Welcome the Deadline!

One great incentive to get going with your writing again after a layoff is a deadline.

Every year about this time I use the deadline for submissions of short plays to the Maine Playwrights Festival to motivate me to pick up the metaphorical pen. Submissions to MPF 2017 were due on December 2nd. As with the festivals of the last couple of years, only plays lasting 8 minutes to 30 minutes are eligible. Even with the deadline looming, I procrastinated until I only had two weeks to produce my entry. Do I recommend this? Yes. One week might even be better.

I was waiting—well, I wasn’t really waiting—for my story to come out. Let’s say I was summoning my story. I thought I could whack out an eight minute play, no question. But, would it be good enough to make it into the festival? We’ll find out when the selectees are announced in February.

 

So, what was it going to be about?

I’ll take a story from any source that percolates. This time around I thought I’d try to do something with an old experience that had been bedevilling me in my dreams for some time—a bummer from my past. It was stuck down deep, so I knew all I had to do was get the story going and it would all come out.

In fact, I had been imagining a scene in which I would unexpectedly encounter a business nemesis, and wind up trying to find a way to even up an old score.

What’s the setting?

I live in an area of the country that is a favored vacation spot for lots of people living in the New York area. It would be believable that I could come face to face with an old business acquaintance quite by accident. Would we remember each other? Would we remember the circumstances of my recollection of the unpleasantness? Yes.

Every story has a beginning, middle and end.

It’ll be a short scene, eight to ten minutes at the most, involving two characters, both old gents. We’ll start off with a bang, with one of them remembering the other immediately. They’ll share pleasantries.Then the story’ll spin off in a new direction when they both recall the bad old days—old wounds are reopened—and how will it end? No spoilers here.

What’s the most I can hope for with such a slim setup?

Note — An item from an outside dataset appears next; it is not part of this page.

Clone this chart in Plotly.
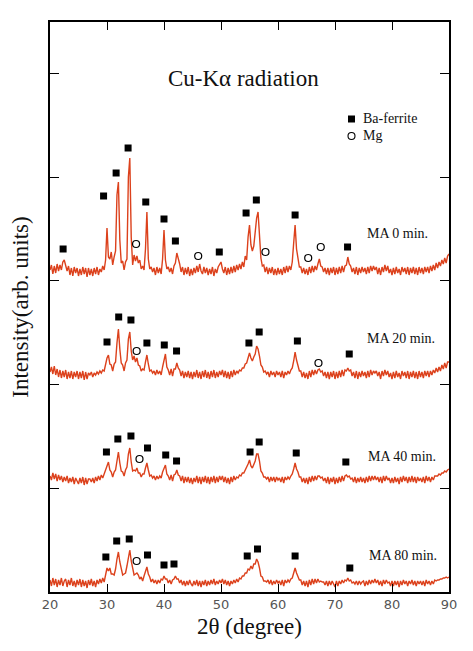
import numpy as np
import plotly.graph_objects as go

# ---------------- data ----------------
two_theta_start = 20.0
two_theta_step = 0.25
two_theta_end = 90.0

series_names = ["MA 0 min.", "MA 20 min.", "MA 40 min.", "MA 80 min."]
offsets = [319, 215, 110, 7]

ma0 = [
    3, 8, -1, 7, 0, 9, 2, 8, 3, 11, 13, 6, 2, 7, -2, 5, -3, 6, 0, 5,
    -3, 4, -2, 6, -1, 5, -4, 5, -2, 4, -3, 5, -1, 6, -2, 4, 1, 7, 3, 13,
    45, 16, 14, 21, 8, 16, 22, 78, 91, 33, 10, 12, 3, 11, 14, 96, 115, 36, 8, 18,
    12, 17, 10, 13, 4, 7, 3, 24, 61, 14, 4, 6, 1, 5, -2, 6, 0, 5, -1, 14,
    43, 13, 4, 6, 1, 5, -1, 7, 10, 20, 15, 9, 1, 6, -2, 5, -1, 6, -3, 4,
    -2, 5, 0, 7, 1, 9, 2, -1, 6, 0, 5, -2, 4, -1, 6, -3, 4, 0, 6, 8,
    11, 4, 0, 6, -2, 5, -1, 6, 0, 7, 1, 8, 3, 9, 4, 11, 6, 17, 13, 36,
    48, 28, 22, 27, 42, 55, 61, 30, 15, 7, 8, 1, 6, -1, 5, 0, 6, -2, 4, -2,
    5, -1, 4, -2, 6, 0, 7, 1, 7, 3, 11, 30, 48, 24, 14, 6, 6, 0, 5, -1,
    4, -2, 6, 0, 7, 1, 7, 3, 9, 14, 7, 6, 1, 5, -1, 5, -2, 5, 0, 6,
    -2, 5, -1, 6, 0, 7, 1, 7, 8, 16, 9, 7, 1, 5, -1, 6, -2, 5, 0, 6,
    1, 5, -1, 6, 0, 7, 2, 7, 3, 6, -1, 5, -2, 6, 1, 8, 2, 7, 0, 4,
    -2, 5, -1, 6, 0, 4, -2, 6, 1, 5, -1, 6, -2, 5, 0, 6, -1, 5, -2, 6,
    0, 5, -1, 6, 1, 6, 0, 7, 2, 8, 3, 10, 5, 11, 7, 13, 9, 15, 10, 17,
    19,
]

ma20 = [
    5, 10, 3, 11, 2, 8, 0, 7, -1, 6, 0, 7, -2, 5, -1, 6, -2, 5, 0, 6,
    -2, 5, -1, 6, -3, 5, -2, 4, 2, 5, 0, 4, 2, 5, 3, 6, 4, 7, 6, 13,
    19, 22, 13, 12, 6, 13, 15, 34, 48, 28, 14, 12, 6, 14, 17, 38, 45, 26, 17, 21,
    15, 19, 12, 11, 6, 8, 7, 15, 22, 13, 6, 7, 4, 6, 2, 7, 3, 6, 2, 10,
    18, 23, 10, 7, 2, 8, 1, 8, 8, 14, 9, 7, 1, 6, -1, 5, 0, 6, -1, 5,
    -2, 5, 0, 7, -1, 5, -2, 6, 0, 7, -1, 5, -2, 6, 0, 7, -1, 5, 0, 6,
    2, 7, 0, 6, -1, 5, -2, 6, 0, 7, 2, 6, 4, 7, 6, 9, 9, 13, 14, 20,
    24, 19, 16, 20, 23, 31, 28, 21, 12, 10, 5, 6, 3, 5, 0, 6, 2, 5, 0, 6,
    2, 5, 0, 6, -1, 5, 2, 6, 3, 7, 9, 16, 25, 17, 12, 6, 6, 0, 5, -1,
    4, -2, 6, 0, 7, 2, 7, 3, 7, 8, 5, 6, 1, 5, -1, 5, -2, 5, 0, 6,
    -2, 5, -1, 6, 0, 7, 1, 7, 6, 9, 6, 7, 1, 5, -1, 6, -2, 5, 0, 6,
    1, 5, -1, 6, 0, 7, 2, 6, 4, 6, 1, 5, -2, 6, 1, 7, 2, 6, 0, 4,
    -2, 5, -1, 6, 0, 4, -2, 6, 1, 5, -1, 6, -2, 5, 0, 6, -1, 5, -2, 6,
    0, 5, -1, 6, 1, 6, 0, 6, 2, 7, 4, 9, 5, 10, 6, 12, 8, 14, 9, 15,
    15,
]

ma40 = [
    6, 2, 9, 3, 8, 1, 7, 2, 6, 0, 5, 1, 6, -1, 4, 0, 5, -2, 4, 0,
    -2, 4, -1, 5, -3, 4, -2, 3, 3, 0, 4, -1, 5, 1, 6, 2, 7, 4, 9, 12,
    16, 20, 12, 10, 5, 10, 12, 24, 30, 19, 11, 10, 6, 12, 15, 28, 34, 20, 11, 12,
    11, 14, 9, 9, 5, 8, 8, 14, 19, 12, 6, 7, 4, 6, 2, 6, 3, 6, 4, 10,
    14, 17, 8, 6, 2, 7, 1, 7, 8, 12, 7, 6, 1, 6, -1, 5, 0, 5, -1, 4,
    -2, 4, 0, 6, -1, 5, -2, 5, 0, 6, -1, 5, -2, 5, 0, 6, -1, 5, 0, 6,
    2, 6, 0, 5, -1, 4, -2, 5, 0, 6, 2, 5, 4, 7, 6, 9, 9, 12, 14, 18,
    22, 16, 14, 18, 21, 28, 28, 21, 11, 9, 5, 5, 3, 5, 0, 5, 1, 5, 0, 5,
    2, 4, 0, 5, -1, 5, 2, 5, 3, 6, 8, 13, 19, 13, 10, 5, 5, 0, 4, -1,
    4, -2, 5, 0, 6, 1, 6, 2, 6, 6, 4, 5, 1, 4, -1, 5, -2, 4, 0, 5,
    -2, 4, -1, 5, 0, 6, 1, 6, 7, 5, 6, 3, 4, 0, 5, -1, 4, 0, 5, 0,
    4, -1, 5, 0, 6, 1, 6, 2, 6, 2, 5, 0, 5, -1, 6, 1, 6, 2, 4, -1,
    4, -1, 5, 0, 4, -2, 5, 0, 6, 1, 5, -1, 5, 0, 6, 0, 5, -1, 5, 1,
    4, 0, 5, -1, 6, 1, 5, 0, 5, 2, 6, 6, 6, 8, 7, 9, 9, 11, 10, 12,
    13,
]

ma80 = [
    5, -1, 7, 0, 6, -2, 5, 0, 7, -1, 4, 6, -2, 5, 0, 7, -1, 4, -2, 5,
    0, 6, -2, 5, -1, 4, -3, 5, 0, 6, -1, 4, -2, 5, 1, 6, 2, 7, 3, 9,
    17, 14, 17, 11, 11, 10, 16, 26, 33, 23, 16, 10, 11, 12, 19, 29, 35, 24, 16, 10,
    11, 12, 10, 6, 8, 4, 9, 14, 18, 11, 8, 3, 6, 2, 5, 1, 5, 2, 6, 5,
    9, 6, 6, 2, 5, 1, 5, 6, 9, 6, 6, 2, 5, 0, 4, -1, 4, 0, 5, 1,
    -1, 4, 0, 5, -1, 4, -2, 4, 0, 5, -1, 4, 0, 5, 1, 6, 0, 4, 1, 5,
    2, 6, 1, 5, 0, 4, -1, 4, 1, 5, 2, 6, 3, 7, 6, 9, 9, 12, 12, 16,
    15, 19, 16, 21, 21, 26, 23, 17, 9, 8, 4, 4, 3, 5, 1, 5, 0, 4, 1, 5,
    2, 4, 0, 5, -1, 5, 2, 5, 3, 6, 7, 12, 17, 12, 9, 5, 5, 0, 4, -1,
    4, -2, 5, 0, 6, 1, 6, 2, 6, 3, 4, 3, 3, 0, 4, -1, 4, 0, 4, 1,
    -2, 4, -1, 4, 1, 5, 2, 5, 4, 7, 4, 5, 2, 3, 1, 4, 0, 4, 1, 3,
    4, -1, 4, 0, 5, 1, 5, 2, 6, 2, 5, 0, 4, -1, 5, 1, 5, 2, 3, -1,
    4, -1, 4, 0, 4, -2, 4, 0, 5, 1, 4, -1, 4, 1, 5, 0, 4, -1, 4, 1,
    4, 0, 4, -1, 5, 1, 4, 0, 4, 1, 5, 4, 5, 5, 6, 6, 7, 7, 8, 7,
    8,
]

patterns = [ma0, ma20, ma40, ma80]

# peak identification markers (2theta, intensity)
baf_x = [22.3, 29.4, 31.6, 33.7, 36.8, 40.0, 42.0, 49.7, 54.4, 56.2, 63.0, 72.2,
         30.0, 32.05, 34.2, 37.0, 40.05, 42.2, 54.9, 56.7, 63.4, 72.5,
         29.9, 31.9, 34.2, 37.1, 40.3, 42.2, 55.1, 56.7, 63.2, 71.9,
         29.8, 31.7, 33.9, 37.1, 40.0, 41.75, 54.6, 56.4, 63.0, 72.6]
baf_y = [343, 396, 419, 444, 390, 373, 351, 340, 379, 392, 377, 345,
         250, 275, 272, 249, 247, 241, 249, 260, 251, 238,
         140, 153, 156, 144, 137, 131, 140, 150, 139, 130,
         35, 51, 53, 37, 27, 28, 36, 43, 36, 24]
mg_x = [35.1, 46.0, 57.8, 65.3, 67.5, 35.2, 67.1, 35.7, 35.2]
mg_y = [348, 336, 340, 334, 345, 241, 229, 133, 31]

label_x = [80.9, 81.6, 81.75, 82.0]
label_y = [359, 254, 136, 37]

x_ticks = [20, 30, 40, 50, 60, 70, 80, 90]

# ---------------- figure ----------------
two_theta = np.arange(two_theta_start, two_theta_end + two_theta_step / 2, two_theta_step)
line_color = "#dc411c"
serif = "Liberation Serif, Times New Roman, serif"

fig = go.Figure()
for name, vals, off in zip(series_names, patterns, offsets):
    fig.add_trace(go.Scatter(
        x=two_theta, y=np.array(vals, dtype=float) + off, mode="lines",
        line=dict(color=line_color, width=1.4), name=name, showlegend=False,
        hoverinfo="skip"))

fig.add_trace(go.Scatter(x=baf_x, y=baf_y, mode="markers", name="Ba-ferrite",
                         marker=dict(symbol="square", size=7, color="black"),
                         showlegend=False))
fig.add_trace(go.Scatter(x=mg_x, y=mg_y, mode="markers", name="Mg",
                         marker=dict(symbol="circle-open", size=7, color="black",
                                     line=dict(width=1.2)),
                         showlegend=False))

annotations = []
for name, lx, ly in zip(series_names, label_x, label_y):
    annotations.append(dict(x=lx, y=ly, xref="x", yref="y", text=name, showarrow=False,
                            xanchor="center", yanchor="middle",
                            font=dict(family=serif, size=14, color="#111")))

L, R, T, B = 50, 24, 22, 59
W, H = 473, 651
pw, ph = W - L - R, H - T - B


def px_to_paper(px, py):
    return (px - L) / pw, (H - B - py) / ph


tx, ty = px_to_paper(243, 79)
annotations.append(dict(x=tx, y=ty, xref="paper", yref="paper", text="Cu-K\u03b1 radiation",
                        showarrow=False, xanchor="center", yanchor="middle",
                        font=dict(family=serif, size=23, color="#111")))
bx, by = px_to_paper(361, 119)
annotations.append(dict(x=bx, y=by, xref="paper", yref="paper", text="Ba-ferrite",
                        showarrow=False, xanchor="left", yanchor="middle",
                        font=dict(family=serif, size=14, color="#111")))
mx, my = px_to_paper(361, 136)
annotations.append(dict(x=mx, y=my, xref="paper", yref="paper", text="Mg",
                        showarrow=False, xanchor="left", yanchor="middle",
                        font=dict(family=serif, size=14, color="#111")))

shapes = []
sx0, sy0 = px_to_paper(348, 122.5)
sx1, sy1 = px_to_paper(355, 115.5)
shapes.append(dict(type="rect", xref="paper", yref="paper", x0=sx0, y0=sy0, x1=sx1, y1=sy1,
                   fillcolor="black", line=dict(width=0)))
cx0, cy0 = px_to_paper(348, 139.5)
cx1, cy1 = px_to_paper(355, 132.5)
shapes.append(dict(type="circle", xref="paper", yref="paper", x0=cx0, y0=cy0, x1=cx1, y1=cy1,
                   fillcolor="rgba(0,0,0,0)", line=dict(color="black", width=1.1)))

fig.update_layout(
    width=W, height=H,
    margin=dict(l=L, r=R, t=T, b=B),
    paper_bgcolor="white", plot_bgcolor="white",
    annotations=annotations, shapes=shapes,
    showlegend=False,
)
fig.update_xaxes(
    range=[20, 90], tickvals=x_ticks, ticktext=[str(v) for v in x_ticks],
    ticks="inside", ticklen=8, tickwidth=1.2, tickcolor="black",
    showline=True, linecolor="black", linewidth=1.5, mirror="allticks",
    showgrid=False, zeroline=False,
    tickfont=dict(family="DejaVu Sans", size=13, color="#555"),
    title=dict(text="2\u03b8 (degree)", font=dict(family=serif, size=23, color="#111"),
               standoff=7),
)
fig.update_yaxes(
    range=[0, 570], tick0=0, dtick=103.7,
    ticks="inside", ticklen=9, tickwidth=1.2, tickcolor="black",
    showline=True, linecolor="black", linewidth=1.5, mirror="allticks",
    showgrid=False, zeroline=False, showticklabels=False,
    title=dict(text="Intensity(arb. units)", font=dict(family=serif, size=23, color="#111"),
               standoff=13),
)

fig.write_html("out.html")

Everything depends on the audience sensing the tension between the two old guys that increases as the play unfolds. I want the audience to understand the old relationship they had, and finally see how one of the two old guys gets revenge.

In a play, of course, the story comes out in dialogue. The audience sees the setting, sees the attitudes of the two characters, sees the backstory emerge out of the words the two men use. The actors, the director and the playwright collaborate to create a short confrontation that is at most just a diversion for the audience.

Have you tried your hand at creating a ten minute play?

There’s plenty of uncertainty when you submit your play. The worst that can happen is you’re not selected. At the least, it might work towards sharpening your dialogue in other longer story forms.